> SET PROBLEM: Beginning with the line that contains "Convert this chart to D3.js code.", retype the entries below exactly, ending with the line that contains "const batteryEmf = [1, 1];". Leave out any pictures.

> INFORMATION PROVIDED:
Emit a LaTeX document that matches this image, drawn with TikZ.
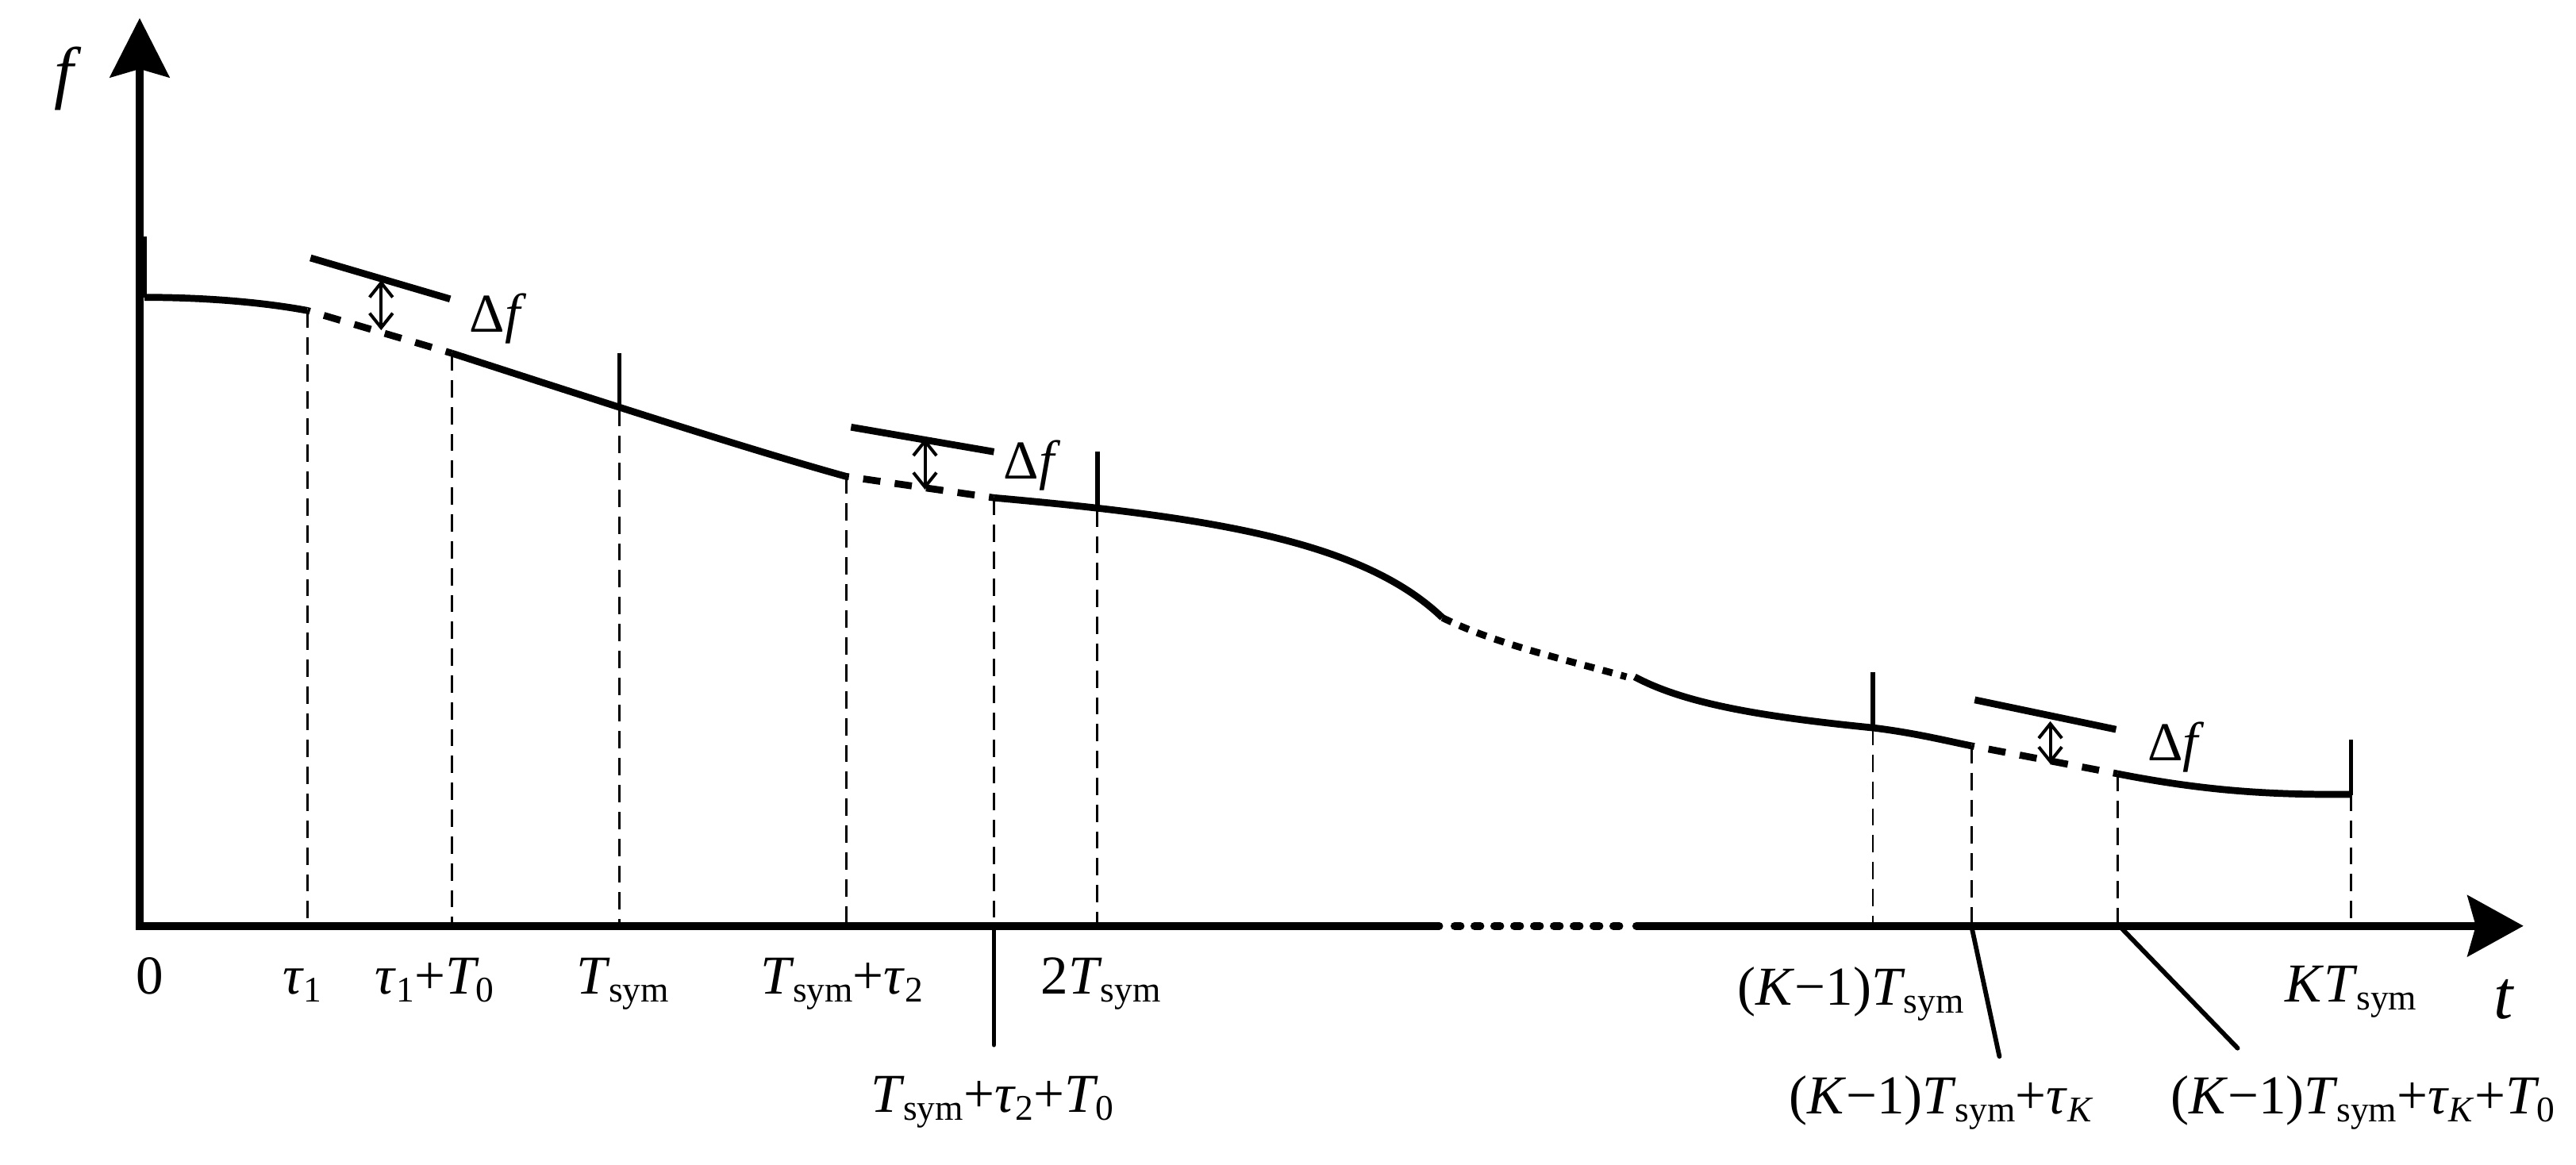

==

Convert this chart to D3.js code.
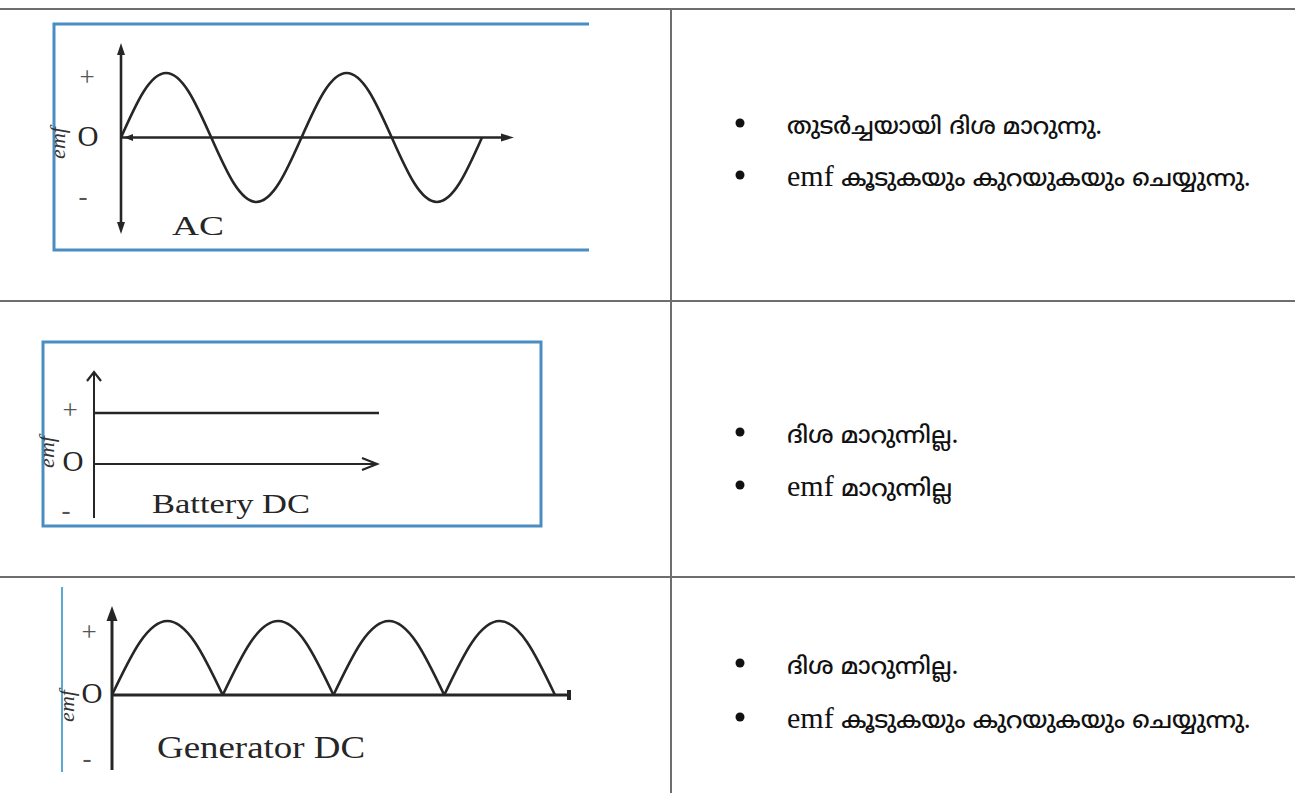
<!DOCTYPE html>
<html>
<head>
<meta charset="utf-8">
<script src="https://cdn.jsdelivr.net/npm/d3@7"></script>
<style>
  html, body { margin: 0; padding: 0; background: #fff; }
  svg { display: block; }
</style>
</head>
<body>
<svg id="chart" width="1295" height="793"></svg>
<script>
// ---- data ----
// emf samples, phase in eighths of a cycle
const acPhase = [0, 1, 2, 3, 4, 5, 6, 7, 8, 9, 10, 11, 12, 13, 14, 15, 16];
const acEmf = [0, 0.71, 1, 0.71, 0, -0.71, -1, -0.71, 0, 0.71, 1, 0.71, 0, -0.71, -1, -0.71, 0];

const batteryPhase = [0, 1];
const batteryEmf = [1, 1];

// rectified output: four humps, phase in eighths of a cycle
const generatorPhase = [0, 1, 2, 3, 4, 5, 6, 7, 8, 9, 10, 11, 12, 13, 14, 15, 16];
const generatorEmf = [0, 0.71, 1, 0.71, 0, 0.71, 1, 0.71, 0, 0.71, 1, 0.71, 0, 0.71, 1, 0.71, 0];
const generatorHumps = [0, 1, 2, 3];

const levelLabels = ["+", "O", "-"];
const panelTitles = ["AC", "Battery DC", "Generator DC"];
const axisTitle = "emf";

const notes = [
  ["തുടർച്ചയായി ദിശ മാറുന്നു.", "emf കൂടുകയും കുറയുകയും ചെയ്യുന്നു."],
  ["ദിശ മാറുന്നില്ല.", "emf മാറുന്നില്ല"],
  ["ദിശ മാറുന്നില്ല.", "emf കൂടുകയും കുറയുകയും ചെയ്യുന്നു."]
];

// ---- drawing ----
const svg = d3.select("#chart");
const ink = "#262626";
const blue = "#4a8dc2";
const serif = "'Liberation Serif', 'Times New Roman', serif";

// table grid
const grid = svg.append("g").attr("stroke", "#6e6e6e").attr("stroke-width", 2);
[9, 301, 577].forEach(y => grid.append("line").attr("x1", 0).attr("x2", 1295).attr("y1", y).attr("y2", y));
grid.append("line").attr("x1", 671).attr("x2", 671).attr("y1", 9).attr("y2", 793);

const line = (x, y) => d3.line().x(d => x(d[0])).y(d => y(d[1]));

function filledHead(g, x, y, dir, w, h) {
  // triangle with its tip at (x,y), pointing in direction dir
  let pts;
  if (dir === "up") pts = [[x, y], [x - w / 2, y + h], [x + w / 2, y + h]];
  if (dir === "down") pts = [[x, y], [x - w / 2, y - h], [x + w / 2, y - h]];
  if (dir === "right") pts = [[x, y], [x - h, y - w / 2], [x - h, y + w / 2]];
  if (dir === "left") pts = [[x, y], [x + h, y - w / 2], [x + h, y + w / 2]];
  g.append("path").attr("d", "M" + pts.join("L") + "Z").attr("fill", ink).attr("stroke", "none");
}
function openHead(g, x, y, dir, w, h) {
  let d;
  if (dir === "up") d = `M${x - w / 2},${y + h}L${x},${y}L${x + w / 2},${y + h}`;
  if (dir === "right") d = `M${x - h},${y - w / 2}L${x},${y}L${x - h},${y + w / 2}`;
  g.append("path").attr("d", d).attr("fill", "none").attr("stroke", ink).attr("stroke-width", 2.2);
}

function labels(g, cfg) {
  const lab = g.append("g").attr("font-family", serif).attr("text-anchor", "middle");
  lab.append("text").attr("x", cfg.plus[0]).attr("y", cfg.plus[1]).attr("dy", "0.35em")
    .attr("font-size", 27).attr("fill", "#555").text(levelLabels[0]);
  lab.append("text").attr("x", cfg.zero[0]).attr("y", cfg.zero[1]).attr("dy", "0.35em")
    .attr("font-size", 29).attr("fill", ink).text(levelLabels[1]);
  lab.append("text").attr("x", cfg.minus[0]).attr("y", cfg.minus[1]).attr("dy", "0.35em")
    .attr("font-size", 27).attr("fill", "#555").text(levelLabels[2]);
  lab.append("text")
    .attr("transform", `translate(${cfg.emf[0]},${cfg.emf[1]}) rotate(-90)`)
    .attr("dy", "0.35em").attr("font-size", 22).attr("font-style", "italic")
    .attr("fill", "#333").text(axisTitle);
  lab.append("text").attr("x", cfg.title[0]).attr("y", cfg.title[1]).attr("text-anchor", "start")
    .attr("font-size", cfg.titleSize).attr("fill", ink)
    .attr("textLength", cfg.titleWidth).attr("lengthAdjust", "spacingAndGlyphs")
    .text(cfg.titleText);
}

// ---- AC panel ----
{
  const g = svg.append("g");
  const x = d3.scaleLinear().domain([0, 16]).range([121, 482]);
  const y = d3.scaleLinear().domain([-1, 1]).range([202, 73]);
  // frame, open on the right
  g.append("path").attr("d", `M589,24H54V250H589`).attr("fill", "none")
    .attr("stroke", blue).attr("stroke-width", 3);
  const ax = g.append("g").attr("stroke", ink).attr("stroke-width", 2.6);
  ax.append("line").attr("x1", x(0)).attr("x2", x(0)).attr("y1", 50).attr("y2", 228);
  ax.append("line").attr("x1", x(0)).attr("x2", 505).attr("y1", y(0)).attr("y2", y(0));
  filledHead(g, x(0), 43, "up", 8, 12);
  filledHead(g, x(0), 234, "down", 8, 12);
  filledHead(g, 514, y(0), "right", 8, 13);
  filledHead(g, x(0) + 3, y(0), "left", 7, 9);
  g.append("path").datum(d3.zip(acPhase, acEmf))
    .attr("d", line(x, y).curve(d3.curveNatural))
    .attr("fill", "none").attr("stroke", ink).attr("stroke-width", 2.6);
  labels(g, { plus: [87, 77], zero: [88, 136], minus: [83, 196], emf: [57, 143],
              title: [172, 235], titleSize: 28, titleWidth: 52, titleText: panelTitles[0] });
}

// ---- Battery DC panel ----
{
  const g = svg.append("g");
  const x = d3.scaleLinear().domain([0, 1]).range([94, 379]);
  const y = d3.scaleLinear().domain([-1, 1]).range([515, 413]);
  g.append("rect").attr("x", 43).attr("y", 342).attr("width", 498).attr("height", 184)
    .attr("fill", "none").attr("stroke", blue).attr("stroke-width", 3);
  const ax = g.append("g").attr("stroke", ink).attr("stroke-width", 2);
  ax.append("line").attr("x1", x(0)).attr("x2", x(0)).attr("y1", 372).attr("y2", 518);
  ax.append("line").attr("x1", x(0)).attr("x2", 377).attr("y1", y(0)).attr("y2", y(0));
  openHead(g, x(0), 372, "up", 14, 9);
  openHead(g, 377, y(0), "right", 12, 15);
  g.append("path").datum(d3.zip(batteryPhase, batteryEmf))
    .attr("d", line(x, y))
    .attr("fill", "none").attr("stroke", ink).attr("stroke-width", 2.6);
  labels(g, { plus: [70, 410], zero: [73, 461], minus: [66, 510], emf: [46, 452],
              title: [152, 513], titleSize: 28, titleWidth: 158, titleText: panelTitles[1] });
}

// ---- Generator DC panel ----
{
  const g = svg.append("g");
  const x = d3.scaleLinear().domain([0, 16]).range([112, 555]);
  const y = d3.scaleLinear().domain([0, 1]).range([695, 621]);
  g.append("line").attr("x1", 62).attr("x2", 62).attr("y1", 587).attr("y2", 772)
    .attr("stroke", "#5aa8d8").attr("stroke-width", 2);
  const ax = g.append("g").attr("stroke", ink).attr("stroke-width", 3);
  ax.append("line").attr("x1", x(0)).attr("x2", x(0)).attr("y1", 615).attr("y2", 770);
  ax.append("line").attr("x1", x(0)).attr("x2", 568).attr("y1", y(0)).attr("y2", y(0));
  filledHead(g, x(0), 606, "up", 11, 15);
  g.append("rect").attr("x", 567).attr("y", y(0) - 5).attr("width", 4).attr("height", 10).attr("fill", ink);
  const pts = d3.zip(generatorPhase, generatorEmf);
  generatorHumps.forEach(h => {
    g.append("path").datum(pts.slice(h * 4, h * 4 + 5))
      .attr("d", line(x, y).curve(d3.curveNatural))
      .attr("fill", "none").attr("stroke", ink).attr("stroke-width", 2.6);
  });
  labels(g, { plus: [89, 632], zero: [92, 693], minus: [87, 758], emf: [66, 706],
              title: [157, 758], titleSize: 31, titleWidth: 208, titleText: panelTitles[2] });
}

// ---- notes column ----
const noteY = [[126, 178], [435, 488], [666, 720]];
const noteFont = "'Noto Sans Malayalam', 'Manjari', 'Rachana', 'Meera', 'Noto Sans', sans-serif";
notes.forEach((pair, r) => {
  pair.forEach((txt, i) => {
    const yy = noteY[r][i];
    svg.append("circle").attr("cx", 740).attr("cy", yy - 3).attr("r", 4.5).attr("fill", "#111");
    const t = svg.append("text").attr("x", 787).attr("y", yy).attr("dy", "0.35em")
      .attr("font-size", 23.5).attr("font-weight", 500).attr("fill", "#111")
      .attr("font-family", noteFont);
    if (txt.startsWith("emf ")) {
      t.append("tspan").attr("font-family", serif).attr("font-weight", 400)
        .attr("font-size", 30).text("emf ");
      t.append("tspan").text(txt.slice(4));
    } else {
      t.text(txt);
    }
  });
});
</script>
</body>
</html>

---

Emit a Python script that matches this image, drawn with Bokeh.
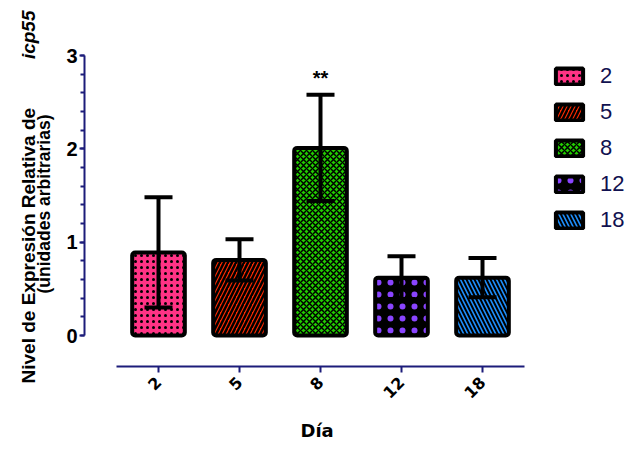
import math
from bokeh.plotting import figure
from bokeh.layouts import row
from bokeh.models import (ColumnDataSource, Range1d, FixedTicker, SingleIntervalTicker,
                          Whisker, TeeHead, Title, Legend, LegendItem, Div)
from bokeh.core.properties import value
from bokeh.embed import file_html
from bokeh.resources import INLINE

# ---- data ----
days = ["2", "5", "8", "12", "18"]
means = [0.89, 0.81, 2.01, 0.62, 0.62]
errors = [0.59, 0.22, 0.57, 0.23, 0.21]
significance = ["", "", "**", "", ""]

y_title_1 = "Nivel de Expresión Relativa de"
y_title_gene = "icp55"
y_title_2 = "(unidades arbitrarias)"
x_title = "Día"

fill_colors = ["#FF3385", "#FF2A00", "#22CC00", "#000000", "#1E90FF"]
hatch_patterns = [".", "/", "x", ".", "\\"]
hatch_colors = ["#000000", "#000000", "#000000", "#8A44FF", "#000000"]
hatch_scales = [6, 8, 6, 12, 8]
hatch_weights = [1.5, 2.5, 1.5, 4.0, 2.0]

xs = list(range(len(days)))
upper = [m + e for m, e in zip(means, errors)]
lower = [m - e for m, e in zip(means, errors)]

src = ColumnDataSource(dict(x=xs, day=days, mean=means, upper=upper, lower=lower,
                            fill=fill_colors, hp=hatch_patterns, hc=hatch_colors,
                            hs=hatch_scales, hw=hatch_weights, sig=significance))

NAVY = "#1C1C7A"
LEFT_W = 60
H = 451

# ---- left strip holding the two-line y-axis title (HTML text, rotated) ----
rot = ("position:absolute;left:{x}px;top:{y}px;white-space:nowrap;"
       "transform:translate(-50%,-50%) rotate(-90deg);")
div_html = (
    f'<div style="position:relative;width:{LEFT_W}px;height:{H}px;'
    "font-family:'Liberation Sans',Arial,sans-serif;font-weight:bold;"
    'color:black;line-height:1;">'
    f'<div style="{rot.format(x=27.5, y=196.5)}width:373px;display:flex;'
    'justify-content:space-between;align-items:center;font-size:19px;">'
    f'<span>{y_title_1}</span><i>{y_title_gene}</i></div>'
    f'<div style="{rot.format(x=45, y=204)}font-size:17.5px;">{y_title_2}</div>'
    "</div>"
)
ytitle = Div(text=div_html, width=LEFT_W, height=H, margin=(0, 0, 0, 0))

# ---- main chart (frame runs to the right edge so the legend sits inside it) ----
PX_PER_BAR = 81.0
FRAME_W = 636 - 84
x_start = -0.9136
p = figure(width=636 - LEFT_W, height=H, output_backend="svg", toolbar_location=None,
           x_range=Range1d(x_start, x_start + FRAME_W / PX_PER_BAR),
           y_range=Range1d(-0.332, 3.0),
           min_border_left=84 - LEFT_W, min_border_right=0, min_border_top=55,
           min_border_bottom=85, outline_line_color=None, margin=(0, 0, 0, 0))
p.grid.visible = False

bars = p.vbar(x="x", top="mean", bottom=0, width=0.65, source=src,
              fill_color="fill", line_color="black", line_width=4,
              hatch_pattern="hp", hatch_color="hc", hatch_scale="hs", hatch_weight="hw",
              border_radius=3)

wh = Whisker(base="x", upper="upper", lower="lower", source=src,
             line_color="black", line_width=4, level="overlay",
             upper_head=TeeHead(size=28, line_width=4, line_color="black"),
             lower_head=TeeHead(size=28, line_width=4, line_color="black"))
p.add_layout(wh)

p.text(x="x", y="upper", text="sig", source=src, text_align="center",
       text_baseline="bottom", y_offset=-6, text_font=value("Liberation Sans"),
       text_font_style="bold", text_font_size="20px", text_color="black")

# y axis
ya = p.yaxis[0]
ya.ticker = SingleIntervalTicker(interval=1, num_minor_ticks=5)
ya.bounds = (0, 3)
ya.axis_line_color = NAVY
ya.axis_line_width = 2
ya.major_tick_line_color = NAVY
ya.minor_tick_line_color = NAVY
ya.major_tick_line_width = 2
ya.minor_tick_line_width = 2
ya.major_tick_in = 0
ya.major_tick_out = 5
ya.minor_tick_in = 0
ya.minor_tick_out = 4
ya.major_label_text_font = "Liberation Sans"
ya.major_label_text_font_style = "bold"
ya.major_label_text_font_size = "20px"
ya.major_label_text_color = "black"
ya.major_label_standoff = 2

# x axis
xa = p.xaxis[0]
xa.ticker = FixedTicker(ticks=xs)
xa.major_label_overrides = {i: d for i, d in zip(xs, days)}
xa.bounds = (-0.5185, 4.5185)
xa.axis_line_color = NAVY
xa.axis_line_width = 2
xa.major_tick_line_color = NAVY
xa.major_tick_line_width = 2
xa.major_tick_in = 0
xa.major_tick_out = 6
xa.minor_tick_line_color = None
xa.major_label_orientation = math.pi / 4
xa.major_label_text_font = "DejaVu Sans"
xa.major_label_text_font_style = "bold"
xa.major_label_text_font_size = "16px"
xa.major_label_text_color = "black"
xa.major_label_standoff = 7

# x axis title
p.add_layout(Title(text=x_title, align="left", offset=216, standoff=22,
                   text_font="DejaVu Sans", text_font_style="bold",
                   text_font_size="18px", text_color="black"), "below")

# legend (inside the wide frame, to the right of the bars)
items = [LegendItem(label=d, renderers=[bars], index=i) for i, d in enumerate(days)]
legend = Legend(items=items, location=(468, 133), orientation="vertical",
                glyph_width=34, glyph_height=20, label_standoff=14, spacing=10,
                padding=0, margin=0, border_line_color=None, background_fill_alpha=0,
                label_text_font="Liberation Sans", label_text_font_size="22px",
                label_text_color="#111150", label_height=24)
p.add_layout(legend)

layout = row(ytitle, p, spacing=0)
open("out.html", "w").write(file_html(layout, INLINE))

> SOLUTION TO THE EXERCISE:
Convert this chart to D3.js code.
<!DOCTYPE html>
<html>
<head>
<meta charset="utf-8">
<script src="https://cdn.jsdelivr.net/npm/d3@7"></script>
<style>
  html, body { margin: 0; padding: 0; background: #fff; }
  svg { display: block; }
</style>
</head>
<body>
<svg id="chart" width="1295" height="793"></svg>
<script>
// ---- data ----
// emf samples, phase in eighths of a cycle
const acPhase = [0, 1, 2, 3, 4, 5, 6, 7, 8, 9, 10, 11, 12, 13, 14, 15, 16];
const acEmf = [0, 0.71, 1, 0.71, 0, -0.71, -1, -0.71, 0, 0.71, 1, 0.71, 0, -0.71, -1, -0.71, 0];

const batteryPhase = [0, 1];
const batteryEmf = [1, 1];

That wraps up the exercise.